In further fallout from the nuclear scandals that have plagued a beleaguered Air Force, the Pentagon is set to announce Thursday afternoon that at least seven general officers -- including at least one three-star general -- and five to seven colonels have been disciplined in connection with nuclear lapses, according to two sources familiar with the issue.

The generals are expected to be named; the colonels will remain anonymous.

A congressional aide confirmed the timing of the announcement but did not know how many officers were to be disciplined or what their punishments might be.

"They are holding this extraordinarily close," the aide said of Air Force and Pentagon officials.

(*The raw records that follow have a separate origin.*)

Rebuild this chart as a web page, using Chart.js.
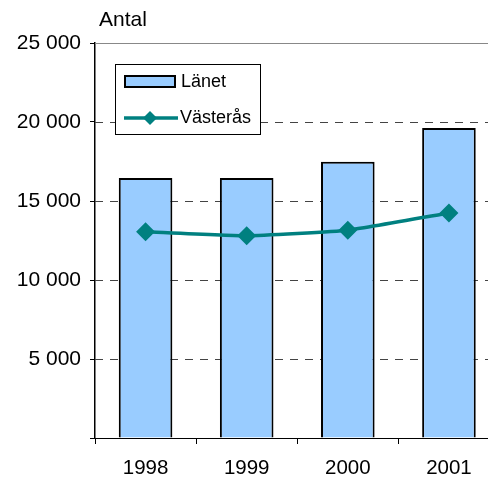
<!DOCTYPE html>
<html lang="sv">
<head>
  <meta charset="UTF-8" />
  <title>Antal</title>
  <script src="https://cdn.jsdelivr.net/npm/chart.js"></script>
  <style>
    body {
      margin: 0;
      background: white;
      overflow: hidden;
      width: 488px;
      height: 477px;
    }
    .wrap {
      width: 510px;
      height: 477px;
    }
  </style>
</head>
<body>
  <div class="wrap">
    <canvas id="chart" width="510" height="477"></canvas>
  </div>

  <script>
    const years = ["1998", "1999", "2000", "2001"];
    const lanet = [16450, 16450, 17490, 19620];
    const vasteras = [13060, 12800, 13150, 14240];
    const yTicks = [0, 5000, 10000, 15000, 20000, 25000];

    const FONT = "Arial, 'Liberation Sans', sans-serif";

    // legend box drawn inside the plot, plus the "Antal" caption
    const extras = {
      id: "extras",
      afterDraw(chart) {
        const ctx = chart.ctx;
        ctx.save();
        ctx.fillStyle = "#000";
        ctx.font = "21px " + FONT;
        ctx.textBaseline = "middle";
        ctx.textAlign = "left";
        ctx.fillText("Antal", 99, 20);

        // legend frame
        ctx.fillStyle = "#fff";
        ctx.fillRect(115.5, 64.5, 145, 70);
        ctx.strokeStyle = "#000";
        ctx.lineWidth = 1;
        ctx.strokeRect(115.5, 64.5, 145, 70);

        const bar = chart.data.datasets[0];
        const line = chart.data.datasets[1];

        ctx.fillStyle = bar.backgroundColor;
        ctx.fillRect(125, 76, 50, 11);
        ctx.lineWidth = 2;
        ctx.strokeRect(125, 76, 50, 11);

        ctx.strokeStyle = line.borderColor;
        ctx.lineWidth = 3.5;
        ctx.beginPath();
        ctx.moveTo(124, 118);
        ctx.lineTo(178, 118);
        ctx.stroke();
        ctx.fillStyle = line.borderColor;
        ctx.beginPath();
        ctx.moveTo(150, 111);
        ctx.lineTo(157, 118);
        ctx.lineTo(150, 125);
        ctx.lineTo(143, 118);
        ctx.closePath();
        ctx.fill();

        ctx.fillStyle = "#000";
        ctx.font = "18px " + FONT;
        ctx.fillText(bar.label, 181, 82);
        ctx.fillText(line.label, 180, 118);
        ctx.restore();
      }
    };

    new Chart(document.getElementById("chart"), {
      data: {
        labels: years,
        datasets: [
          {
            type: "bar",
            label: "Länet",
            data: lanet,
            backgroundColor: "#99CCFF",
            borderColor: "#000",
            borderWidth: 2,
            categoryPercentage: 1,
            barPercentage: 0.53,
            order: 2
          },
          {
            type: "line",
            label: "Västerås",
            data: vasteras,
            borderColor: "#008080",
            backgroundColor: "#008080",
            borderWidth: 3.5,
            pointStyle: "rectRot",
            pointRadius: 7,
            pointHoverRadius: 7,
            tension: 0.12,
            order: 1
          }
        ]
      },
      options: {
        responsive: false,
        animation: false,
        layout: { padding: { top: 43, right: 9, left: 0, bottom: 0 } },
        plugins: {
          legend: { display: false },
          tooltip: { enabled: false }
        },
        scales: {
          x: {
            offset: true,
            grid: {
              offset: true,
              drawOnChartArea: false,
              color: "#000",
              tickLength: 6,
              tickColor: "#000"
            },
            border: { color: "#000", width: 1 },
            ticks: {
              color: "#000",
              font: { family: FONT, size: 20.5 },
              padding: 12
            },
            afterFit(scale) { scale.height = 39; }
          },
          y: {
            min: 0,
            max: 25000,
            afterBuildTicks(scale) {
              scale.ticks = yTicks.map(v => ({ value: v }));
            },
            grid: {
              drawOnChartArea: false,
              tickLength: 5,
              tickColor: "#000",
              drawTicks: true
            },
            border: { color: "#000", width: 1.5, display: true },
            ticks: {
              color: "#000",
              font: { family: FONT, size: 21 },
              padding: 9,
              callback: v => v === 0 ? "" : String(v).replace(/\B(?=(\d{3})+(?!\d))/g, " ")
            },
            afterFit(scale) { scale.width = 95; }
          }
        }
      },
      plugins: [extras, {
        id: "dashGrid",
        beforeDatasetsDraw(chart) {
          // dashed horizontal gridlines, drawn before bars
          const y = chart.scales.y;
          const area = chart.chartArea;
          const ctx = chart.ctx;
          ctx.save();
          ctx.strokeStyle = "#444";
          ctx.lineWidth = 1;
          ctx.setLineDash([8, 7]);
          [5000, 10000, 15000, 20000].forEach(v => {
            const py = Math.round(y.getPixelForValue(v)) + 0.5;
            ctx.beginPath();
            ctx.moveTo(area.left, py);
            ctx.lineTo(area.right, py);
            ctx.stroke();
          });
          ctx.setLineDash([]);
          ctx.strokeStyle = "#888";
          const top = Math.round(area.top) + 0.5;
          ctx.beginPath();
          ctx.moveTo(area.left, top);
          ctx.lineTo(area.right, top);
          ctx.stroke();
          ctx.restore();
        }
      }]
    });
  </script>
</body>
</html>
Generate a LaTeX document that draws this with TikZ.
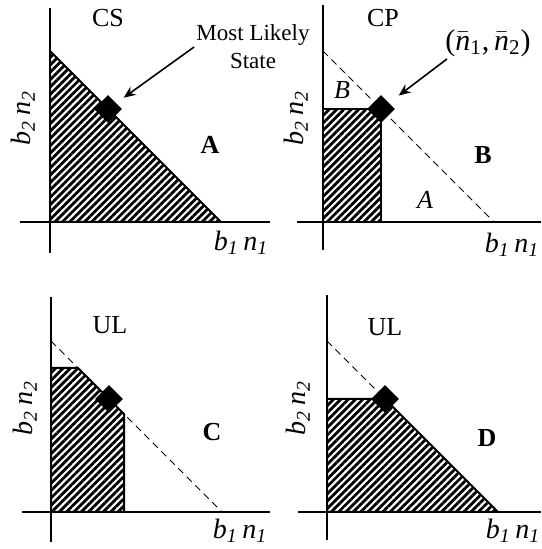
\documentclass[tikz,border=0pt]{standalone}
\usepackage{fontspec}
\setmainfont{Liberation Serif}
\usetikzlibrary{shapes.geometric, arrows.meta, patterns.meta, positioning}

\newcommand{\bsub}[1]{\textit{b}\textsubscript{\textit{#1}}\,\textit{n}\textsubscript{\textit{#1}}}

\begin{document}
\begin{tikzpicture}[
      x=0.5pt, y=0.5pt,
      axis/.style={line width=1pt},
      region/.style={draw, line width=1pt,
                     pattern={Lines[angle=45, distance=2.6pt, line width=1.4pt]}},
      bound/.style={dash pattern=on 3.5pt off 2.5pt, line width=0.5pt},
      state/.style={diamond, fill=black, inner sep=0pt, minimum size=14pt},
      title/.style={font=\fontsize{13}{15}\selectfont},
      tag/.style={font=\fontsize{13}{15}\selectfont\bfseries},
      part/.style={font=\fontsize{13}{15}\selectfont\itshape},
      axlabel/.style={font=\fontsize{14}{16}\selectfont, inner sep=1pt},
      note/.style={font=\fontsize{11.5}{14}\selectfont, align=center, inner sep=1pt},
      arr/.style={-{Stealth[length=6pt, width=5pt, inset=2pt]}, line width=0.8pt}
    ]
      \useasboundingbox (0,0) rectangle (541,549);

      % Top left — complete sharing
      \begin{scope}[shift={(50,327)}]
        \draw[region] (0,0) -- (0,171) -- (171,0) -- cycle;
        \draw[axis] (-30,0) -- (220,0);
        \draw[axis] (0,-31) -- (0,214);
        \node[state] (dA) at (58,113) {};
        \node[title] (csA) at (58,204) {CS};
        \node[tag] (tagA) at (160,77) {A};
        \node[axlabel, rotate=90] (yA) at (-27,104) {\bsub{2}};
        \node[axlabel] (xA) at (191,-21) {\bsub{1}};
        \node[note] (mls) at (203,175) {Most Likely\\State};
        \draw[arr, shorten >=4.5pt] (mls.west) -- (dA);
      \end{scope}

      % Top right — complete partitioning
      \begin{scope}[shift={(323,327)}]
        \draw[region] (0,0) rectangle (58,113);
        \draw[bound] (0,171) -- (171,0);
        \draw[axis] (-26,0) -- (218,0);
        \draw[axis] (0,-28) -- (0,217);
        \node[state] (dB) at (58,113) {};
        \node[title] (cpB) at (60,204) {CP};
        \node[tag] (tagB) at (160,67) {B};
        \node[part] (partB) at (19,132) {B};
        \node[part] (partA) at (102,22) {A};
        \node[axlabel, rotate=90] (yB) at (-27,104) {\bsub{2}};
        \node[axlabel] (xB) at (189,-23) {\bsub{1}};
        \node[font=\fontsize{15}{18}\selectfont, inner sep=1pt] (nbar) at (165,179)
          {($\bar{\textit{n}}$\textsubscript{1},$\,\bar{\textit{n}}$\textsubscript{2})};
        \draw[arr, shorten >=6pt] ([xshift=2pt]nbar.south west) -- (dB);
      \end{scope}

      % Bottom left — upper limit, cut at the right
      \begin{scope}[shift={(51,37)}]
        \draw[bound] (0,171) -- (171,0);
        \draw[region] (0,0) -- (0,144) -- (27,144) -- (73,98) -- (73,0) -- cycle;
        \draw[axis] (-29,0) -- (219,0);
        \draw[axis] (0,-30) -- (0,215);
        \node[state] (dC) at (58,113) {};
        \node[title] (ulC) at (59,187) {UL};
        \node[tag] (tagC) at (161,80) {C};
        \node[axlabel, rotate=90] (yC) at (-26,104) {\bsub{2}};
        \node[axlabel] (xC) at (189,-19) {\bsub{1}};
      \end{scope}

      % Bottom right — upper limit, cut at the top
      \begin{scope}[shift={(327,37)}]
        \draw[bound] (0,171) -- (58,113);
        \draw[region] (0,0) -- (0,113) -- (58,113) -- (171,0) -- cycle;
        \draw[axis] (-29,0) -- (214,0);
        \draw[axis] (0,-28) -- (0,217);
        \node[state] (dD) at (58,113) {};
        \node[title] (ulD) at (58,185) {UL};
        \node[tag] (tagD) at (160,74) {D};
        \node[axlabel, rotate=90] (yD) at (-29,104) {\bsub{2}};
        \node[axlabel] (xD) at (186,-19) {\bsub{1}};
      \end{scope}

    \end{tikzpicture}
\end{document}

Earlier sources – who sought anonymity because of the sensitivity of the matter -- had indicated the number of general officers to be reprimanded stood at five, but that number has climbed since last week.

The Pentagon is expected to announce the names of the general officers and their punishments at 4 p.m. on Thursday, following a long meeting on Monday during which several of the punishments were reconsidered.

Sources declined to specify whether punishments were changed, nor would they name those to be disciplined. But there is clearly concern that the Air Force has rushed to judgment in an effort to put the nuclear mess behind it.

One source said he is not "convinced the Air Force did its own thorough investigation," adding the service accepted the Schlesinger and Donald reports about the nuclear lapses at face value "so they could make the 'sacrificial offering' and move on quickly."

A second source voiced similar concerns.

A report by Navy Adm. Kirkland H. Donald, director of naval nuclear propulsion, into the nuclear enterprise detailed a loss of oversight from senior Air Force leaders and lowered performance related to the nuclear mission.

Defense Secretary Robert Gates had to intervene personally and ordered Donald’s review after sensitive nuclear parts were sent mistakenly to Taiwan and a B-52 bomber flew across the country carrying six armed nuclear cruise missiles.

A panel of experts led by former Defense Secretary James Schlesinger said they had been surprised by the erosion of controls over nuclear weapons since the end of the Cold War and recommended that Air Force Space Command be folded into a new Air Force Strategic Command and urged a range of other measures to ensure airmen dealing with nukes “feel they are part of an important mission.”

Most of the punishments to be announced are believed to be related to the mistaken shipment of nuclear fuses to Taiwan in 2006. The military was supposed to send helicopter batteries but mistakenly sent fuses used in the trigger mechanism for Minuteman missiles.

It is unclear whether the officials who are reprimanded Thursday will all be Airmen, with at least one source speculating that brass from the Defense Logistics Agency could get the axe.